I was in town for a meeting, but decided to come out early to chalk off another ballpark. It has been a tradition of mine for some 40 years. This would be my 23rd Major League ballpark, including two different stadiums in Atlanta, Baltimore, Seattle and the two Yankee Stadiums.
Baseball has been a love of mine since I was a youngster, but like any relationship, our time together has sometimes been strained.
After the strike in 1981, I swore off the game only to be lured back by the play of Don Mattingly and a cable upgrade that included ESPN that was a birthday gift from my bride.
The strike in 1994 hit me harder. That was the year they canceled the World Series and I swore I was done.
But Derek Jeter came along in 1996, along with a son, and that October I watched the Yankees celebrate their first World Series triumph in 18 years. I wrote a column explaining to my baby boy why we are Yankee fans and why baseball is so great.
But I’m stubborn and I resisted being lured back. I refused to have my heart broken again.

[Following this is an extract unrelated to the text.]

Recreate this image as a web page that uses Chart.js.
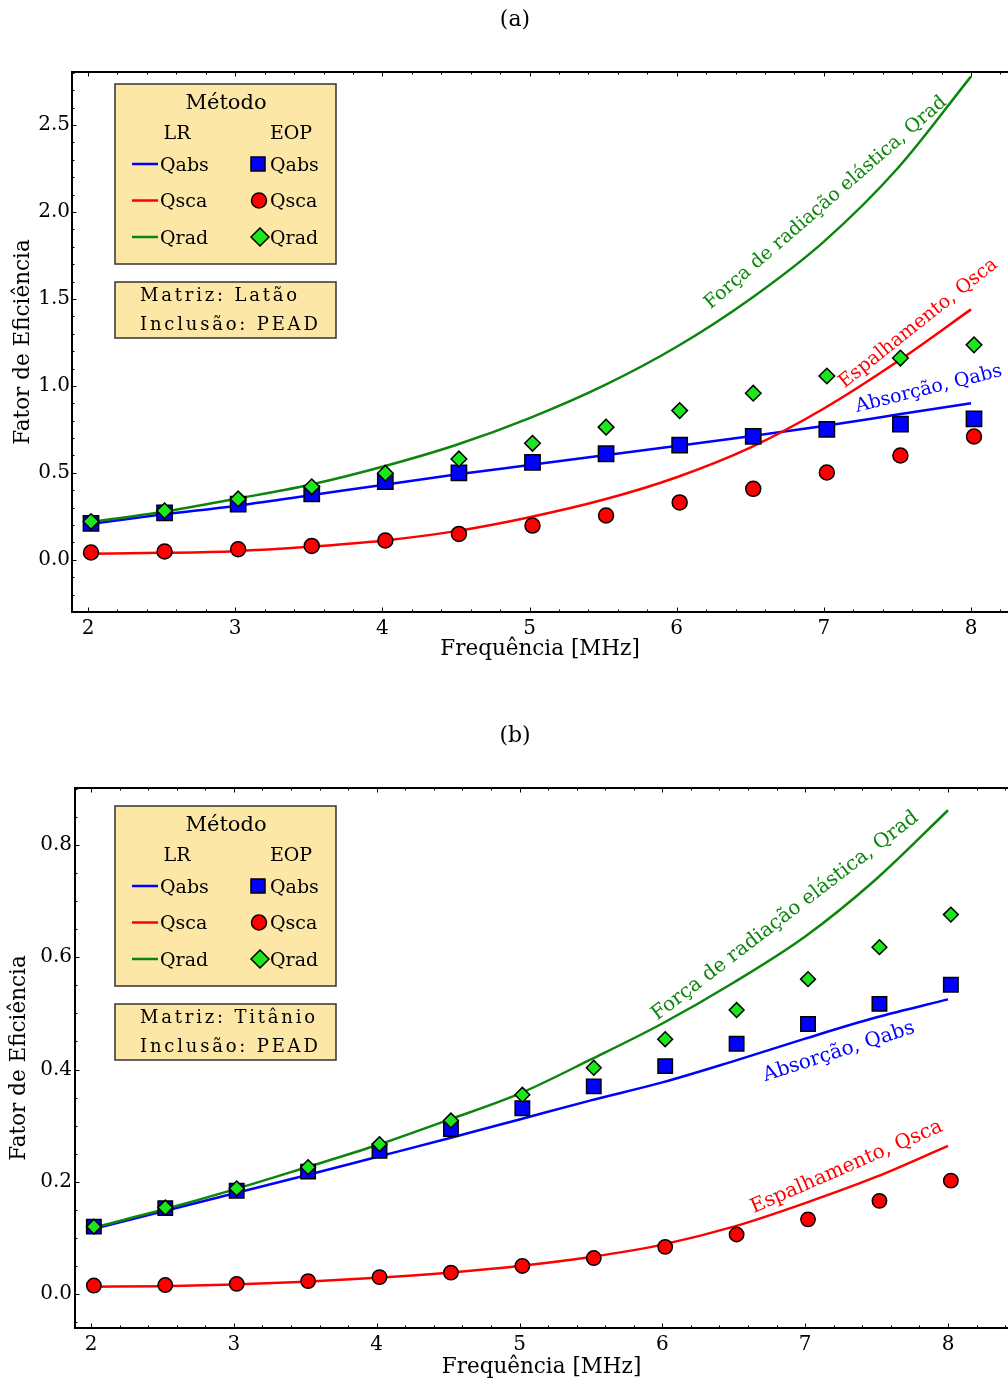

But the Yankees continued to thrill, and my son learned why Daddy yelled at the television, teaching him not to hate the Red Sox, but respect them while always rooting against them.
I took him to the old Yankee Stadium.
I took him to the new Yankee Stadium, and when the Yankees won Game 2 of the 2009 World Series with my brother and son by my side, I knew it would never get any better than that. I have not been back to the Stadium since.
Jeter retired, and part of me thought I should join him, but the ballparks keep luring me back.
Last year, it was Pittsburgh for a Pirates game, this year Chicago.
The rain delay was 1 hour and 39 minutes, but the $1 hot dogs helped. I had three of them.
When the game started, it was 38 degrees and there were just a half-dozen people in my section behind the Tampa Bay dugout.
My ticket cost $14, but I could pretty much sit anywhere.
Two days earlier, there were 974 fans for the game.
The newspaper said there were less than 1,000 for this one as well.
There I was, alone with my thoughts amidst a sea of green seats. I recognized only one name in the starting lineups for the two young teams. But I could hear the umpire calling balls and strikes. I could hear the chatter in the infield, and best of all, I could hear each and every Chicago heckler.
I decided to have another beer and ‘dog.
Actually, this wasn’t even really Comiskey Park, it was Guaranteed Rate Field. I had missed the original Comiskey, but the seats were still the same forest green as the old ballpark.
There were a half-dozen bronzed statues around the outfield concourse immortalizing the great Chicago players from the past — Nellie Fox, Luis Aparicio, Harold Baines and Frank Thomas.
There was also a statue of Carlton Fisk.
I hate the former Red Sox catcher.
So I took a photo of the Yankees nemesis, with me glaring in the foreground. On my Facebook page, I commented that I still don’t like Carlton Fisk.
I thought it might be a long day, but it didn’t turn out that way.
Tampa Bay pitcher Tyler Glasnow carried a no-hitter into the fifth while striking out 11 in just six innings. He looks like he has a bright future.
You could hear the ball pop into the glove every time.
You could hear fans complaining about balls and strikes.
Tampa Bay hit a few home runs and it was 8-0 with only one inning to go.
I debated another hot dog — hey, there were no lines—but the cold was settling into my bones. It had been a great afternoon.
This was the first time I experienced Major League Baseball without a Major League Baseball crowd. I kind of liked it.
I took another look around the ballpark, and wondered if this was what it was like in the 1934 when the White Sox averaged just over 3,000 fans a game.
The afternoon had whirled by and as I walked back toward the subway, I considered, just for a second, that the Cubs were playing on the other side of town in a couple hours.